How to create concrete class from a template class

Say I have a template class:

template <typename T> class StringDeque:
public std::deque<T>
{
public:

    ...

private:
    typedef std::deque<T> BaseClass; 
};

Say I want to create concrete class ArrayString where T=std::string. What is the proper way to achieve that:

define

#define ArrayString StringDeque<string>

typedef

typedef StringDeque < string > ArrayString;

inheritance

class ArrayString :
    public StringDeque < string > {};

I'm not sure whether all of the suggestions are valid.

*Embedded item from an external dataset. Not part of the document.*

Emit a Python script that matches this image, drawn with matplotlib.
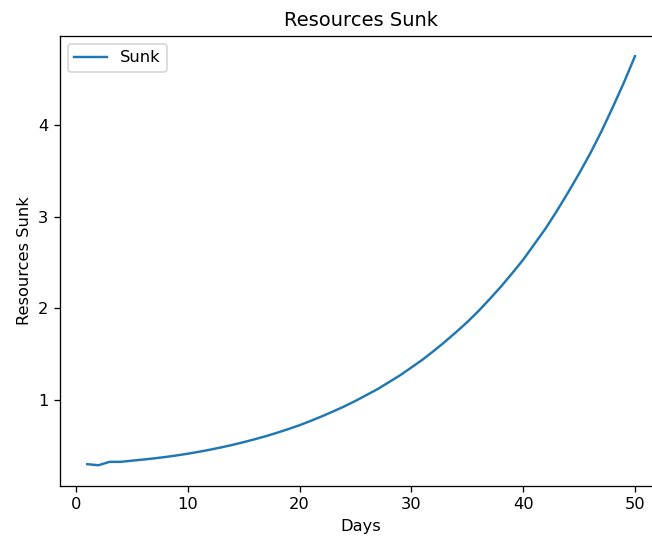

Anyway I'm trying to figure out which practice most fits.

Proper ways:

typedef std::deque<std::string> StringDeque;
using StringDeque = std::deque<string>;

That said, here are some more notes on your question:

You wrote:

template <typename T> class StringDeque: public std::deque<T> // ...

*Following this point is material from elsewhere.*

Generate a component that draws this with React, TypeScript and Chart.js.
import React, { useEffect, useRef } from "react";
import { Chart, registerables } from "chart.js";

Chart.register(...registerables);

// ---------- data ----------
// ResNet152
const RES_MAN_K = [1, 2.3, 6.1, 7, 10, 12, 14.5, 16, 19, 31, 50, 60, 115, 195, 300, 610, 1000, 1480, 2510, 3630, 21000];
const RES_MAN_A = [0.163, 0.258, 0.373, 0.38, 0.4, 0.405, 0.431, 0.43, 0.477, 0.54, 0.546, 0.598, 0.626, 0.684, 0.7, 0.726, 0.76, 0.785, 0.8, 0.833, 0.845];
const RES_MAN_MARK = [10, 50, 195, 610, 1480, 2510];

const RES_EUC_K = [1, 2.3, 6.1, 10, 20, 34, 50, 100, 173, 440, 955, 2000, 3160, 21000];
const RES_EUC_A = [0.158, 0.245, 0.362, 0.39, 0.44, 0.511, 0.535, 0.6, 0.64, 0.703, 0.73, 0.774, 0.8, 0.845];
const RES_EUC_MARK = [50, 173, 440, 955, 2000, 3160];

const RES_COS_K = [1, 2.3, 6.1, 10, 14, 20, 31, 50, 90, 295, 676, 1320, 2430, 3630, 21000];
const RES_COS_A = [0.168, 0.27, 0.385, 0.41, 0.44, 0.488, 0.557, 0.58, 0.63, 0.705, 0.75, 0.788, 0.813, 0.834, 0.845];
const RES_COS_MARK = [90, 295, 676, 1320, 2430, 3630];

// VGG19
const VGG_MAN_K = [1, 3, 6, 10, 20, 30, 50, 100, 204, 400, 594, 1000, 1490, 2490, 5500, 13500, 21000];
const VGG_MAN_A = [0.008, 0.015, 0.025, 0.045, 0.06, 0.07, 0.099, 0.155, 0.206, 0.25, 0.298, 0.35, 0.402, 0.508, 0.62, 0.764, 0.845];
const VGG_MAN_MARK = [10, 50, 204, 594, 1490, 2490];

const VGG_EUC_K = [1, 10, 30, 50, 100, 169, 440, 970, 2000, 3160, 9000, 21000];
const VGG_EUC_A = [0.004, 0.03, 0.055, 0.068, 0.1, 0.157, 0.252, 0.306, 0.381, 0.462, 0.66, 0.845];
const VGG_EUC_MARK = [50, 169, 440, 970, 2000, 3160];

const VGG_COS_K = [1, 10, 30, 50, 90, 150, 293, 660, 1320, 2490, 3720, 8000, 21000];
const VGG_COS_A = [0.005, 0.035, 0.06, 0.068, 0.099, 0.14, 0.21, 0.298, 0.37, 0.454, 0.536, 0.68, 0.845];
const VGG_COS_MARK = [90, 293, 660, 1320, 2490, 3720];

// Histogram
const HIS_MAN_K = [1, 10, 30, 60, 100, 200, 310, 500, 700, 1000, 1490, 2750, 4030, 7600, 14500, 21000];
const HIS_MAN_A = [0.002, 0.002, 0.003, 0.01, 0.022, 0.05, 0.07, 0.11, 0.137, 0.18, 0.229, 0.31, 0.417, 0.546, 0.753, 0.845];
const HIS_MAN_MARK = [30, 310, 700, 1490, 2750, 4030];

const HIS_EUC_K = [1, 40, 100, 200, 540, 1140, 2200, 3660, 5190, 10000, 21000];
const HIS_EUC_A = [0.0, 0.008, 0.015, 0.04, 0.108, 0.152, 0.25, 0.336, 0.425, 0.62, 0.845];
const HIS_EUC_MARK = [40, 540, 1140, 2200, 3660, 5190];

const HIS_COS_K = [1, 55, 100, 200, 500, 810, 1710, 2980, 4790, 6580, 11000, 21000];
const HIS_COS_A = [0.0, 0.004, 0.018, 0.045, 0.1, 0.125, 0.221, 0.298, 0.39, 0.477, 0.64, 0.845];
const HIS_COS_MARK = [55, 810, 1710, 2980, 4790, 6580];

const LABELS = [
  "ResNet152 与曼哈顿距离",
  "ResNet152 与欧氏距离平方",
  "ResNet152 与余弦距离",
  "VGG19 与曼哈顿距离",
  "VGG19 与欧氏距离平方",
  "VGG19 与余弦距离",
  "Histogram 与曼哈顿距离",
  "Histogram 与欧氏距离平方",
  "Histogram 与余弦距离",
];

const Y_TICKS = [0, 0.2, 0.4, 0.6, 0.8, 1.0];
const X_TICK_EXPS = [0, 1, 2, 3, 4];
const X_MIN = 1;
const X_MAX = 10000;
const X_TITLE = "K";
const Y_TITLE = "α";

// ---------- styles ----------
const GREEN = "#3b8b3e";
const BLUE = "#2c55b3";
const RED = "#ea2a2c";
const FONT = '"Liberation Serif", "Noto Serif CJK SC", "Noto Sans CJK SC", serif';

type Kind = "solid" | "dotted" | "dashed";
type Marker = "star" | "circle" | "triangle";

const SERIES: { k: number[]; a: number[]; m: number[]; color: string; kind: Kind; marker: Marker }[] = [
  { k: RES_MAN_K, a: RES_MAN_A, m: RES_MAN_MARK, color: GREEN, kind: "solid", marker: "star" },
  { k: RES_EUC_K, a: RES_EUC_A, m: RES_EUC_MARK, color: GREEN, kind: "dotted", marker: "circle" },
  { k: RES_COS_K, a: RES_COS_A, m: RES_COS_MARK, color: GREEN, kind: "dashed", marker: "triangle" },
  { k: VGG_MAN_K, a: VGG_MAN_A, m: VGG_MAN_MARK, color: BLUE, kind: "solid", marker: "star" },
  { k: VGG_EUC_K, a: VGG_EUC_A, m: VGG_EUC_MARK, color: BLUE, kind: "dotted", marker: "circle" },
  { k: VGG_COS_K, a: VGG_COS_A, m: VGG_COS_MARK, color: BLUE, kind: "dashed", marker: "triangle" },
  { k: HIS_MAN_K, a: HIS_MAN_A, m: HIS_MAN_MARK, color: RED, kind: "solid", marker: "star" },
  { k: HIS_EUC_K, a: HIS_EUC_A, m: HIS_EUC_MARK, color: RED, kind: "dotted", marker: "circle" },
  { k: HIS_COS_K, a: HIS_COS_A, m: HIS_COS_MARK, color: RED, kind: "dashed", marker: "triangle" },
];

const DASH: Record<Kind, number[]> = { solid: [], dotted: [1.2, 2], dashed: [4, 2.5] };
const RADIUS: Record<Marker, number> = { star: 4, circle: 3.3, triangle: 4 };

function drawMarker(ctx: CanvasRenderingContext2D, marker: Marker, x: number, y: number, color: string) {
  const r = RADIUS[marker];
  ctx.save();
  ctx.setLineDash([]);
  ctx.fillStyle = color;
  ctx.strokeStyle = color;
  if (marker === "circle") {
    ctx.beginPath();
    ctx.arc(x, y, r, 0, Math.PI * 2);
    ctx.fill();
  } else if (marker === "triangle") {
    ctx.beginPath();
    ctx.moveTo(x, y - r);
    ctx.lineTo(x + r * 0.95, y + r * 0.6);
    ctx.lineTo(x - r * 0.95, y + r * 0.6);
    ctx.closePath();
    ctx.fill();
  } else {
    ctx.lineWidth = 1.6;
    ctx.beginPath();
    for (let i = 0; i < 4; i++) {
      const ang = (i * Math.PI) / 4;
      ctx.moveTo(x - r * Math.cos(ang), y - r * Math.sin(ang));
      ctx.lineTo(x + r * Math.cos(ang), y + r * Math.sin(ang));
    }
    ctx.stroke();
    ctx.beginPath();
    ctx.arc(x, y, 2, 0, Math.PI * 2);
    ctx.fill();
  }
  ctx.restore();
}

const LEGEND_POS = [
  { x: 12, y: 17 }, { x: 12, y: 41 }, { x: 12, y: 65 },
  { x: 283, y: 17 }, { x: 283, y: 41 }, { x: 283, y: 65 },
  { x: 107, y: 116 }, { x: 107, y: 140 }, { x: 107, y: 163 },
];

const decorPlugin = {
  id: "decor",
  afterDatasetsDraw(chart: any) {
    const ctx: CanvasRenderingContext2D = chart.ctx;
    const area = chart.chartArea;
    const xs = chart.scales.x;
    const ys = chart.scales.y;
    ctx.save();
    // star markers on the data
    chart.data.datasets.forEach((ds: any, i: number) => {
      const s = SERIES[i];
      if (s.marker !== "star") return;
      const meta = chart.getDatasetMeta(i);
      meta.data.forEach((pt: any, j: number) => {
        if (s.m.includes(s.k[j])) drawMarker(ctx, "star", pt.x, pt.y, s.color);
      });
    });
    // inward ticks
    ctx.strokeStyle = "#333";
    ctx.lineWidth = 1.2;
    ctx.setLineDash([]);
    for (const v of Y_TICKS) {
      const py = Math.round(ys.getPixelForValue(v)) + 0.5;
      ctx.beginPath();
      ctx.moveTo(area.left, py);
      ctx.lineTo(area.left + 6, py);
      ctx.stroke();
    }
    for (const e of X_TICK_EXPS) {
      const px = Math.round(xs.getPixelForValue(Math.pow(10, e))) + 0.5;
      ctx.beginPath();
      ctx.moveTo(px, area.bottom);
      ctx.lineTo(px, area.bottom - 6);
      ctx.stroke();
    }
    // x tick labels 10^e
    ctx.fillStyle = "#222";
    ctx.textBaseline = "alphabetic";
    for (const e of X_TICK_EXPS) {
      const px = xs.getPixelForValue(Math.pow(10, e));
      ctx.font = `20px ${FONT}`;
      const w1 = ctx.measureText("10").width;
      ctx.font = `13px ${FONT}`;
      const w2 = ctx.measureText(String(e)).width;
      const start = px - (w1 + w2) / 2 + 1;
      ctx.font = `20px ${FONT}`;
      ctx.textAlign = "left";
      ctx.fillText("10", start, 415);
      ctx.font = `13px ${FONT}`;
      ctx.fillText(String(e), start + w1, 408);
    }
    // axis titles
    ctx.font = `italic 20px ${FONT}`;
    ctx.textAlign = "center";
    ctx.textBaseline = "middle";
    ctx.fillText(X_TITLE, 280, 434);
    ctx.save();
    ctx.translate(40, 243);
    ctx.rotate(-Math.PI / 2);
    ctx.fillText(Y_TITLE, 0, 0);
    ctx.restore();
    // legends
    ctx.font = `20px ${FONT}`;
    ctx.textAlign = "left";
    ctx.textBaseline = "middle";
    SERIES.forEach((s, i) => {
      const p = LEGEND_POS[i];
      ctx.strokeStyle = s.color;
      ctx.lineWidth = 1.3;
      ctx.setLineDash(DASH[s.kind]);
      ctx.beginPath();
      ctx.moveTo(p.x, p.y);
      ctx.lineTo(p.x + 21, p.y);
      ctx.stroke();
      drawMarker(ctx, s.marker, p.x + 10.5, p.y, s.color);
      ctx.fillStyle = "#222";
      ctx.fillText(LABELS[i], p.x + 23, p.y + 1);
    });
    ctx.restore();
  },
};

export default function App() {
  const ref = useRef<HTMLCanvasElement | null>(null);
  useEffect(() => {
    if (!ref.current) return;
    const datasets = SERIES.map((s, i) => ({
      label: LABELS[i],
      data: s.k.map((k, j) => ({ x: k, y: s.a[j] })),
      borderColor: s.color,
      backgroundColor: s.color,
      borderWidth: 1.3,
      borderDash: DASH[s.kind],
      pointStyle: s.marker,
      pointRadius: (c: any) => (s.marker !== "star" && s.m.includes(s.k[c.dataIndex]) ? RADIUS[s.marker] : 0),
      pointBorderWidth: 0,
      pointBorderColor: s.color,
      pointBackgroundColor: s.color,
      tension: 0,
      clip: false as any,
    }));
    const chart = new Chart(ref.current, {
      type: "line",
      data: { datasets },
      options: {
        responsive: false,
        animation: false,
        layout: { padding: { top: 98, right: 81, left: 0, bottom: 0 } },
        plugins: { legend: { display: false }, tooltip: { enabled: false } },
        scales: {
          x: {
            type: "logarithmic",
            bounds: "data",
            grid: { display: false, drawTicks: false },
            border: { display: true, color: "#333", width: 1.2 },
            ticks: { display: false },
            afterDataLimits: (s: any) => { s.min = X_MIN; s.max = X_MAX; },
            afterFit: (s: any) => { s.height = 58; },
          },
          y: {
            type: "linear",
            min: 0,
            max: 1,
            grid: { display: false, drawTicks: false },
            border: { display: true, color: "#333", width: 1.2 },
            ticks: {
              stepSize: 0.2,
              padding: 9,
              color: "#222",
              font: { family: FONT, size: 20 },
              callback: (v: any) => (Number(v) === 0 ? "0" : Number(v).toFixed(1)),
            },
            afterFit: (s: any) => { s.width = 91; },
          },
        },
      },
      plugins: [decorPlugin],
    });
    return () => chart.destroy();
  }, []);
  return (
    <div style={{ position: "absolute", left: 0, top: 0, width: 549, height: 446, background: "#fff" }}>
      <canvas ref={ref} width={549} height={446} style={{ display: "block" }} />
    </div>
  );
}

std container classes are not meant as base classes. This means they should not be inherited from (and inheriting from them is UB).

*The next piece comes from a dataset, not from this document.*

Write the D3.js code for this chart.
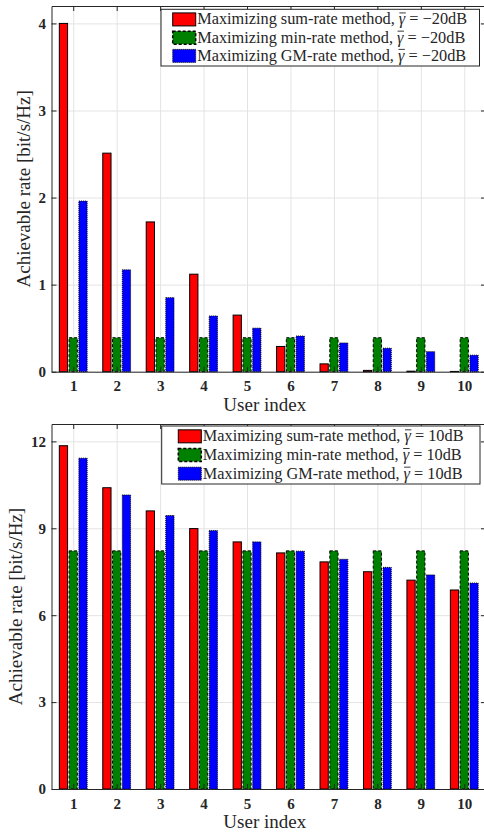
<!DOCTYPE html>
<html>
<head>
<meta charset="utf-8">
<script src="https://cdn.jsdelivr.net/npm/d3@7"></script>
<style>
  body { margin: 0; background: #fff; }
  svg { display: block; }
  text { font-family: "Liberation Serif", "Times New Roman", serif; fill: #262626; }
</style>
</head>
<body>
<script>
// Users on the x axis
var users = [1, 2, 3, 4, 5, 6, 7, 8, 9, 10];

// Panel 1: gamma = -20dB
var sumRateLow = [4.00, 2.51, 1.72, 1.12, 0.65, 0.29, 0.09, 0.015, 0.006, 0.003];
var minRateLow = [0.39, 0.39, 0.39, 0.39, 0.39, 0.39, 0.39, 0.39, 0.39, 0.39];
var gmRateLow  = [1.96, 1.17, 0.85, 0.64, 0.50, 0.41, 0.33, 0.27, 0.23, 0.19];
var yTicksLow  = [0, 1, 2, 3, 4];

// Panel 2: gamma = 10dB
var sumRateHigh = [11.85, 10.40, 9.60, 8.99, 8.53, 8.15, 7.84, 7.50, 7.21, 6.87];
var minRateHigh = [8.22, 8.22, 8.22, 8.22, 8.22, 8.22, 8.22, 8.22, 8.22, 8.22];
var gmRateHigh  = [11.42, 10.15, 9.44, 8.92, 8.53, 8.21, 7.93, 7.65, 7.39, 7.11];
var yTicksHigh  = [0, 3, 6, 9, 12];

var methodNames = ['Maximizing sum-rate method, ', 'Maximizing min-rate method, ', 'Maximizing GM-rate method, '];
var gammaLabels = ['\u221220dB', '10dB'];

// Bar styles (fill, dash of the edge)
var barFills  = ['#ff0000', '#008000', '#0000ff'];
var barDashes = [null, '3,2', '1,1'];

var width = 484, height = 834;
var axisColor = '#262626', gridColor = '#e3e3e3';
var serif = '"Liberation Serif", "Times New Roman", serif';
var xLeft = 51.5, xRight = 486;
var barOffset = 0.225, barWidth = 0.19; /* in user units */

var svg = d3.select('body').append('svg')
  .attr('width', width)
  .attr('height', height);

var x = d3.scaleLinear().domain([0.5, 10.5]).range([xLeft, xRight]);

var panels = [
  { top: 6,   bottom: 371.7, yMax: 4.2,  ticks: yTicksLow,  series: [sumRateLow, minRateLow, gmRateLow],
    gamma: gammaLabels[0], legend: { x: 161, y: 9.3, w: 318.5, h: 56.7, sx: 172.7 }, ylabelX: 30 },
  { top: 424, bottom: 789,   yMax: 12.6, ticks: yTicksHigh, series: [sumRateHigh, minRateHigh, gmRateHigh],
    gamma: gammaLabels[1], legend: { x: 161.7, y: 426, w: 318.3, h: 58, sx: 178.3 }, ylabelX: 22 }
];

var drawPanel = function(p) {
  var y = d3.scaleLinear().domain([0, p.yMax]).range([p.bottom, p.top]);
  var g = svg.append('g');

  // Grid
  g.append('g')
    .attr('transform', 'translate(0,' + p.bottom + ')')
    .call(d3.axisBottom(x).tickValues(users).tickSize(-(p.bottom - p.top)).tickFormat(''))
    .call(a => a.select('.domain').remove())
    .selectAll('line').attr('stroke', gridColor);
  g.append('g')
    .attr('transform', 'translate(' + xLeft + ',0)')
    .call(d3.axisLeft(y).tickValues(p.ticks).tickSize(-(xRight - xLeft)).tickFormat(''))
    .call(a => a.select('.domain').remove())
    .selectAll('line').attr('stroke', gridColor);

  // Bars
  p.series.forEach((vals, s) => {
    g.append('g').selectAll('rect')
      .data(vals)
      .enter()
      .append('rect')
      .attr('x', (d, i) => x(users[i] + (s - 1) * barOffset - barWidth / 2))
      .attr('width', x(barWidth) - x(0))
      .attr('y', d => y(d))
      .attr('height', d => y(0) - y(d))
      .attr('fill', barFills[s])
      .attr('stroke', '#000')
      .attr('stroke-width', 1)
      .attr('stroke-dasharray', barDashes[s]);
  });

  // Axes (ticks point inwards, box on)
  var bottomAxis = g.append('g')
    .attr('transform', 'translate(0,' + p.bottom + ')')
    .call(d3.axisBottom(x).tickValues(users).tickFormat(d3.format('d')).tickSize(-5).tickSizeOuter(0).tickPadding(9));
  var leftAxis = g.append('g')
    .attr('transform', 'translate(' + xLeft + ',0)')
    .call(d3.axisLeft(y).tickValues(p.ticks).tickFormat(d3.format('d')).tickSize(-5).tickSizeOuter(0).tickPadding(5.5));
  var topAxis = g.append('g')
    .attr('transform', 'translate(0,' + p.top + ')')
    .call(d3.axisTop(x).tickValues(users).tickSize(-5).tickSizeOuter(0).tickFormat(''));
  var rightAxis = g.append('g')
    .attr('transform', 'translate(' + xRight + ',0)')
    .call(d3.axisRight(y).tickValues(p.ticks).tickSize(-5).tickSizeOuter(0).tickFormat(''));
  [bottomAxis, leftAxis, topAxis, rightAxis].forEach(a => {
    a.attr('font-family', serif);
    a.select('.domain').attr('stroke', axisColor).attr('stroke-width', 1);
    a.selectAll('line').attr('stroke', axisColor);
    a.selectAll('text')
      .attr('fill', axisColor)
      .style('font-family', serif)
      .style('font-size', '15px')
      .style('font-weight', 'bold');
  });

  // Axis labels
  g.append('text')
    .attr('x', (xLeft + xRight) / 2 - 4)
    .attr('y', p.bottom + 39)
    .attr('text-anchor', 'middle')
    .style('font-size', '19px')
    .text('User index');
  g.append('text')
    .attr('transform', 'translate(' + p.ylabelX + ',' + (p.top + p.bottom) / 2 + ') rotate(-90)')
    .attr('text-anchor', 'middle')
    .style('font-size', '19px')
    .text('Achievable rate [bit/s/Hz]');

  // Legend
  var L = p.legend;
  var lg = g.append('g');
  lg.append('rect')
    .attr('x', L.x).attr('y', L.y)
    .attr('width', L.w).attr('height', L.h)
    .attr('fill', '#fff')
    .attr('stroke', axisColor)
    .attr('stroke-width', 1);
  var rowH = (L.h - 2) / 3;
  methodNames.forEach((name, s) => {
    var cy = L.y + 1 + rowH * (s + 0.5);
    lg.append('rect')
      .attr('x', L.sx).attr('y', cy - 6.5)
      .attr('width', 23).attr('height', 13)
      .attr('fill', barFills[s])
      .attr('stroke', '#000')
      .attr('stroke-width', s == 1 ? 1.5 : 1)
      .attr('stroke-dasharray', barDashes[s]);
    var t = lg.append('text')
      .attr('x', L.sx + 24.5)
      .attr('y', cy + 5)
      .style('font-size', '16.3px');
    t.append('tspan').text(name);
    t.append('tspan')
      .style('font-style', 'italic')
      .text('\u03b3');
    t.append('tspan').text(' = ' + p.gamma);
    // Overline above gamma
    var gi = name.length;
    var node = t.node();
    var x0 = node.getStartPositionOfChar(gi).x;
    var x1 = node.getEndPositionOfChar(gi).x;
    lg.append('line')
      .attr('x1', x0 + 0.5).attr('x2', x1 + 0.5)
      .attr('y1', cy - 6.5).attr('y2', cy - 6.5)
      .attr('stroke', axisColor)
      .attr('stroke-width', 0.9);
  });
}

panels.forEach(drawPanel);
</script>
</body>
</html>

When you want to use std container functionality in another class, the answer should always be encapsulation. That means, the correct way to build on the functionality of std::queue in your classes is:

template<typename T> class StringDequeue {
    std::deque<T> storage;
public:
    // add interface here that uses storage
};

You also proposed this:

#define ArrayString StringDeque<string>

Please never use define to declare a type. It works, but it has it's own pitfalls and is considered bad practice in C++.